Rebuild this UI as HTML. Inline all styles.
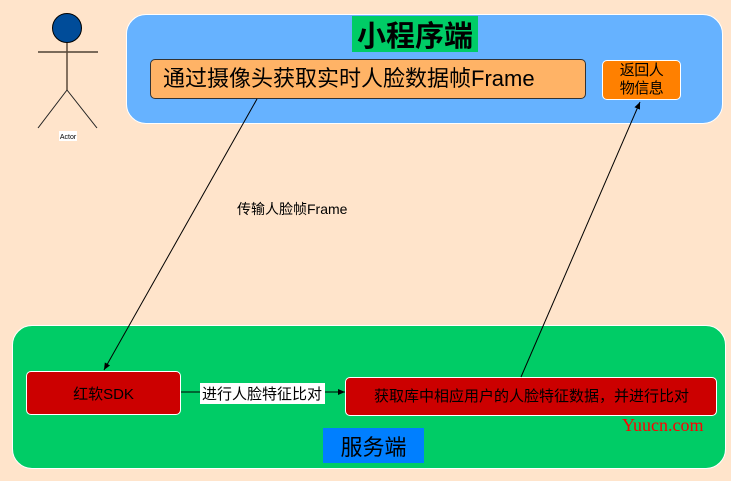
<!DOCTYPE html>
<html><head><meta charset="utf-8"><style>
html,body{margin:0;padding:0;}
body{width:731px;height:481px;background:#ffe4cb;position:relative;overflow:hidden;font-family:"Liberation Sans","Noto Sans CJK SC",sans-serif;}
.a{position:absolute;box-sizing:border-box;}
.t{display:flex;align-items:center;justify-content:center;}
</style></head><body>
<div class="a" style="left:126px;top:14px;width:597px;height:110px;background:#66b2ff;border:1px solid #fff;border-radius:20px"></div>
<div class="a t" style="left:352px;top:16px;width:126px;height:36px;background:#00cc66;font-size:29px;font-weight:bold;color:#000">小程序端</div>
<div class="a" style="left:150px;top:59px;width:436px;height:40px;background:#ffb366;border:1px solid #333;border-radius:5px;font-size:22px;line-height:38px;padding-left:12px;color:#000">通过摄像头获取实时人脸数据帧Frame</div>
<div class="a t" style="left:602px;top:60px;width:79px;height:40px;background:#ff8000;border:1px solid #fff;border-radius:5px;font-size:15px;line-height:18px;text-align:center;color:#000;letter-spacing:-0.5px">返回人<br>物信息</div>
<div class="a" style="left:12px;top:325px;width:714px;height:144px;background:#00cc66;border:1px solid #fff;border-radius:20px"></div>
<div class="a t" style="left:26px;top:371px;width:155px;height:44px;background:#cc0000;border:1px solid #fff;border-radius:5px;font-size:15px;color:#000">红软SDK</div>
<div class="a" style="left:345px;top:377px;width:372px;height:39px;background:#cc0000;border:1px solid #fff;border-radius:5px;font-size:15px;line-height:37px;padding-left:28px;color:#000">获取库中相应用户的人脸特征数据，并进行比对</div>
<div class="a t" style="left:323px;top:428px;width:101px;height:35px;background:#007fff;font-size:22px;color:#000">服务端</div>
<svg class="a" style="left:0;top:0" width="731" height="481">
<defs><marker id="m" markerWidth="8" markerHeight="8" refX="7" refY="4" orient="auto" markerUnits="userSpaceOnUse"><path d="M0,1 L7,4 L0,7 z" fill="#000"/></marker></defs>
<circle cx="67" cy="28" r="14.5" fill="#004c99" stroke="#000" stroke-width="1"/>
<line x1="38" y1="52" x2="98" y2="52" stroke="#7a6a5a" stroke-width="2"/>
<line x1="67" y1="43" x2="67" y2="90" stroke="#5a4a3a" stroke-width="1.5"/>
<line x1="67" y1="90" x2="38" y2="128" stroke="#222" stroke-width="1"/>
<line x1="67" y1="90" x2="97" y2="128" stroke="#222" stroke-width="1"/>
<rect x="59" y="131" width="18" height="10" fill="#fff"/>
<text x="68" y="139" font-size="7" text-anchor="middle" font-family="Liberation Sans">Actor</text>
<line x1="257" y1="99" x2="104" y2="370" stroke="#000" stroke-width="1" marker-end="url(#m)"/>
<line x1="521" y1="377" x2="640" y2="102" stroke="#000" stroke-width="1" marker-end="url(#m)"/>
<line x1="181" y1="392" x2="345" y2="392" stroke="#000" stroke-width="1" marker-end="url(#m)"/>
<rect x="200" y="383" width="125" height="21" fill="#fff"/>
<text x="262" y="399" font-size="15" text-anchor="middle" font-family="Liberation Sans,Noto Sans CJK SC,sans-serif">进行人脸特征比对</text>
<text x="237" y="214" font-size="14" font-family="Liberation Sans,Noto Sans CJK SC,sans-serif">传输人脸帧Frame</text>
<text x="622" y="431" font-size="18" fill="#ff0000" font-family="Liberation Serif,serif">Yuucn.com</text>
</svg>
</body></html>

Task statement
Give all the lines above again, character for character, without pictures.

Finished task
Rebuild this UI as HTML. Inline all styles.
<!DOCTYPE html>
<html><head><meta charset="utf-8"><style>
html,body{margin:0;padding:0;}
body{width:731px;height:481px;background:#ffe4cb;position:relative;overflow:hidden;font-family:"Liberation Sans","Noto Sans CJK SC",sans-serif;}
.a{position:absolute;box-sizing:border-box;}
.t{display:flex;align-items:center;justify-content:center;}
</style></head><body>
<div class="a" style="left:126px;top:14px;width:597px;height:110px;background:#66b2ff;border:1px solid #fff;border-radius:20px"></div>
<div class="a t" style="left:352px;top:16px;width:126px;height:36px;background:#00cc66;font-size:29px;font-weight:bold;color:#000">小程序端</div>
<div class="a" style="left:150px;top:59px;width:436px;height:40px;background:#ffb366;border:1px solid #333;border-radius:5px;font-size:22px;line-height:38px;padding-left:12px;color:#000">通过摄像头获取实时人脸数据帧Frame</div>
<div class="a t" style="left:602px;top:60px;width:79px;height:40px;background:#ff8000;border:1px solid #fff;border-radius:5px;font-size:15px;line-height:18px;text-align:center;color:#000;letter-spacing:-0.5px">返回人<br>物信息</div>
<div class="a" style="left:12px;top:325px;width:714px;height:144px;background:#00cc66;border:1px solid #fff;border-radius:20px"></div>
<div class="a t" style="left:26px;top:371px;width:155px;height:44px;background:#cc0000;border:1px solid #fff;border-radius:5px;font-size:15px;color:#000">红软SDK</div>
<div class="a" style="left:345px;top:377px;width:372px;height:39px;background:#cc0000;border:1px solid #fff;border-radius:5px;font-size:15px;line-height:37px;padding-left:28px;color:#000">获取库中相应用户的人脸特征数据，并进行比对</div>
<div class="a t" style="left:323px;top:428px;width:101px;height:35px;background:#007fff;font-size:22px;color:#000">服务端</div>
<svg class="a" style="left:0;top:0" width="731" height="481">
<defs><marker id="m" markerWidth="8" markerHeight="8" refX="7" refY="4" orient="auto" markerUnits="userSpaceOnUse"><path d="M0,1 L7,4 L0,7 z" fill="#000"/></marker></defs>
<circle cx="67" cy="28" r="14.5" fill="#004c99" stroke="#000" stroke-width="1"/>
<line x1="38" y1="52" x2="98" y2="52" stroke="#7a6a5a" stroke-width="2"/>
<line x1="67" y1="43" x2="67" y2="90" stroke="#5a4a3a" stroke-width="1.5"/>
<line x1="67" y1="90" x2="38" y2="128" stroke="#222" stroke-width="1"/>
<line x1="67" y1="90" x2="97" y2="128" stroke="#222" stroke-width="1"/>
<rect x="59" y="131" width="18" height="10" fill="#fff"/>
<text x="68" y="139" font-size="7" text-anchor="middle" font-family="Liberation Sans">Actor</text>
<line x1="257" y1="99" x2="104" y2="370" stroke="#000" stroke-width="1" marker-end="url(#m)"/>
<line x1="521" y1="377" x2="640" y2="102" stroke="#000" stroke-width="1" marker-end="url(#m)"/>
<line x1="181" y1="392" x2="345" y2="392" stroke="#000" stroke-width="1" marker-end="url(#m)"/>
<rect x="200" y="383" width="125" height="21" fill="#fff"/>
<text x="262" y="399" font-size="15" text-anchor="middle" font-family="Liberation Sans,Noto Sans CJK SC,sans-serif">进行人脸特征比对</text>
<text x="237" y="214" font-size="14" font-family="Liberation Sans,Noto Sans CJK SC,sans-serif">传输人脸帧Frame</text>
<text x="622" y="431" font-size="18" fill="#ff0000" font-family="Liberation Serif,serif">Yuucn.com</text>
</svg>
</body></html>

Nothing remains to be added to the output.